We seem to have 3200 affected files in [[Category:PDF files affected by MediaWiki restrictions]]
(In reply to comment #18) > [[Category:PDF files affected by MediaWiki restrictions]] -> not en, Commons: https://commons.wikimedia.org/wiki/Category:PDF_files_affected_by_MediaWiki_restrictions
Long, long ago, I was a little interested in getting Wikisource to work, and so, when I found something that didn't work, I used to file bug reports like this one (in April 2010, mind you). However, the tendency of every little problem to become huge and impossible to solve has removed most of my previous interest. Comment #17 above is one very typical example of how this happens. Three years have passed. I leave it to others to try to get Wikisource to work. I have another project to work on. Have a good life.
(In reply to comment #20) > Long, long ago, I was a little interested in getting Wikisource > to work, and so, when I found something that didn't work, I used > to file bug reports like this one (in April 2010, mind you). > > However, the tendency of every little problem to become huge and > impossible to solve has removed most of my previous interest. > Comment #17 above is one very typical example of how this happens. > > Three years have passed. I leave it to others to try to get > Wikisource to work. I have another project to work on. > Have a good life. Indeed this is very frustrating. As domas said on some other bug, it doesn't matter whose fault it is; what matters is that the site is broken for the users (and readers). I think it's useful to discover that the problem lies in some PDF error, that might even be something users can "easily" solve themselves without waiting years for a bug fix; if we decide not to work around library restrictions, though, this doesn't make the problem disappear. In other words, what are users supposed to do in order to fix those PDFs? Are there standard commands to do so? We could for instance run a bot on Commons (this bug would be moved to Wikimedia>General), or at least make the error more useful.

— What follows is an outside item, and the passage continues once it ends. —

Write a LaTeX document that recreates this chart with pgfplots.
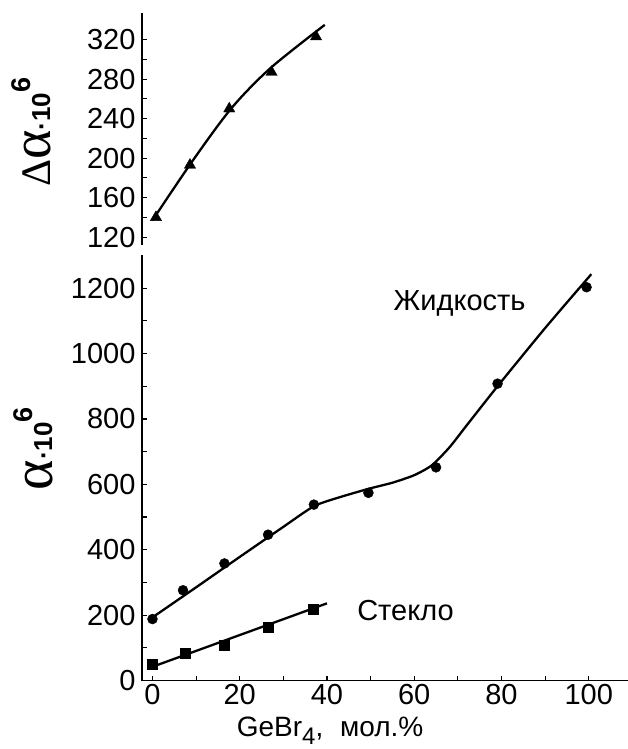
\documentclass[border=0pt]{standalone}
\usepackage{fontspec}
\setmainfont{Liberation Sans}
\newfontfamily\greekfont{Liberation Serif}
\usepackage{pgfplots}
\pgfplotsset{compat=1.18}

\pgfplotsset{
  common/.style={
    scale only axis,
    width=486pt,
    xmin=-2.4, xmax=109,
    tick align=inside,
    major tick length=5pt,
    minor tick length=5pt,
    axis line style={line width=1.4pt},
    every tick/.style={line width=1.1pt, black},
    minor tick num=1,
    tick label style={font=\fontsize{29}{29}\selectfont},
    /pgf/number format/assume math mode=true,
    /pgf/number format/1000 sep={},
    yticklabel style={xshift=-3pt},
  },
}

\begin{document}
\begin{tikzpicture}
\useasboundingbox (-142pt,-68.5pt) rectangle (486pt,680.5pt);

% lower panel: liquid and glass
\begin{axis}[
  common,
  at={(0,0)}, anchor=south west,
  height=425pt,
  ymin=0, ymax=1300,
  axis lines*=left,
  xtick={0,20,...,100},
  ytick={0,200,...,1200},
  xlabel={GeBr\raisebox{-0.3em}{\fontsize{24}{24}\selectfont 4},\hspace{0.6em}мол.\%},
  xlabel style={font=\fontsize{28}{28}\selectfont, at={(axis description cs:0.387,-0.118)}, anchor=center},
  ylabel={{\greekfont\fontsize{58}{58}\selectfont α}{\fontsize{26}{26}\selectfont\bfseries ·10\raisebox{0.75em}{\fontsize{27}{27}\selectfont 6}}},
  ylabel style={at={(axis description cs:-0.224,0.545)}, anchor=center},
]
% liquid: fitted curve
\addplot[smooth, tension=0.4, line width=2.3pt] coordinates {
  (0,193) (10,285) (20,378) (30,470) (37,533) (43,561) (50,588)
  (55,605) (60,628) (64,658) (68,712) (72,780) (76,848) (80,915)
  (90,1078) (100.6,1243)
};
% liquid: measured
\addplot[only marks, mark=*, mark size=5pt] coordinates {
  (0,188) (7,276) (16.5,358) (26.5,446) (37,538) (49.5,574) (65,652) (79.1,908) (99.5,1203)
};
% glass: fitted line
\addplot[line width=2.3pt] coordinates {(0,42) (40,236)};
% glass: measured
\addplot[only marks, mark=square*, mark size=5pt] coordinates {
  (0,50) (7.4,85) (16.4,108) (26.5,164) (36.8,218)
};
\node[font=\fontsize{29}{29}\selectfont] at (axis cs:70.4,1153) {Жидкость};
\node[font=\fontsize{29}{29}\selectfont] at (axis cs:58,215) {Стекло};
\end{axis}

% upper panel: difference
\begin{axis}[
  common,
  at={(0,435.5pt)}, anchor=south west,
  height=232pt,
  ymin=112, ymax=347,
  hide x axis,
  axis y line*=left,
  ytick={120,160,...,320},
  ylabel={{\greekfont\fontsize{42}{42}\selectfont Δ\fontsize{56}{56}\selectfont α}{\fontsize{26}{26}\selectfont\bfseries ·10\raisebox{0.75em}{\fontsize{27}{27}\selectfont 6}}},
  ylabel style={at={(axis description cs:-0.228,0.487)}, anchor=center},
]
\addplot[smooth, tension=0.5, line width=2.3pt] coordinates {
  (0,137) (9,196) (18,250) (27,291) (39.5,335)
};
\addplot[only marks, mark=triangle*, mark size=6.5pt] coordinates {
  (0.8,140) (8.6,193) (17.6,250) (27.3,287) (37.5,323)
};
\end{axis}
\end{tikzpicture}
\end{document}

(In reply to comment #21) > I think it's useful to discover that the problem lies in some PDF error, that > might even be something users can "easily" solve themselves without waiting > years for a bug fix; How? > if we decide not to work around library restrictions, > though, this doesn't make the problem disappear. Which library restriction would you exactly like to work around here and how? With which exact incentive was this bug report reopened? We cannot easily fix broken damaged PDF files that were uploaded, so what is the expectation? (The feature requests in comment 16 should be separate bug reports as I write in comment 17). As I wrote before, a Ghostscript update very likely won't fix the issue in comment 0, and the different issue in comment 4 vanished. If you are after better error message propogation etc, please make that a different enhancement request. For the testcases in comment 0 and comment 4 on this bug report, I still consider this bug report INVALID.
(In reply to comment #22) > (In reply to comment #21) > > I think it's useful to discover that the problem lies in some PDF error, that > > might even be something users can "easily" solve themselves without waiting > > years for a bug fix; > > How? pdfimages works, apparently.
[editconflict] I had a look at a non-representative amount of PDF files taken from https://commons.wikimedia.org/wiki/Category:PDF_files_affected_by_MediaWiki_restrictions I encountered the following problems: * PDF renders fine on local machine but does not on the servers due to resource limitations. Ex: https://commons.wikimedia.org/wiki/File:Banner30a%C3%B1os.pdf & https://commons.wikimedia.org/w/index.php?title=File:Cox_and_box.pd -> There is no "real" fix for those files. One could higher the limits but this would had an impact on the server performance. * Corrupt PDF. Such as "File did not complete the page properly and may be damaged." or "Please notify the author of the software that produced this file that it does not conform to Adobe's published PDF specification." Ex: https://commons.wikimedia.org/wiki/File:Boca_y_su_historia.pdf & https://commons.wikimedia.org/wiki/File:Commons_upload_and_my_uploads_android_workflows.pdf -> Possible fix: Repair those files by bot or use another software which is less strict to process PDF files. Though changing the viewer could also introduce more problems or new bugs...
(In reply to comment #23) > pdfimages works, apparently. $: man pdfimages Pdfimages saves images from a Portable Document Format... pdfimages does not save a PDF file as JPEG. It only extracts images from PDF files!?
(In reply to comment #18) > We seem to have 3200 affected files in https://commons.wikimedia.org/wiki/Category:PDF_files_affected_by_MediaWiki_restrictions I fixed 99% of all files.
(In reply to comment #26) > (In reply to comment #18) > > We seem to have 3200 affected files in https://commons.wikimedia.org/wiki/Category:PDF_files_affected_by_MediaWiki_restrictions > > I fixed 99% of all files. Wonderful, let's consider this bug fixed (you deserve a medal!). There are two more bugs opened for some of the remaining files, which probably hit the resource limitations you mentioned. Making MediaWiki work with such files by using lpr/CUPS or whatever would also be another request.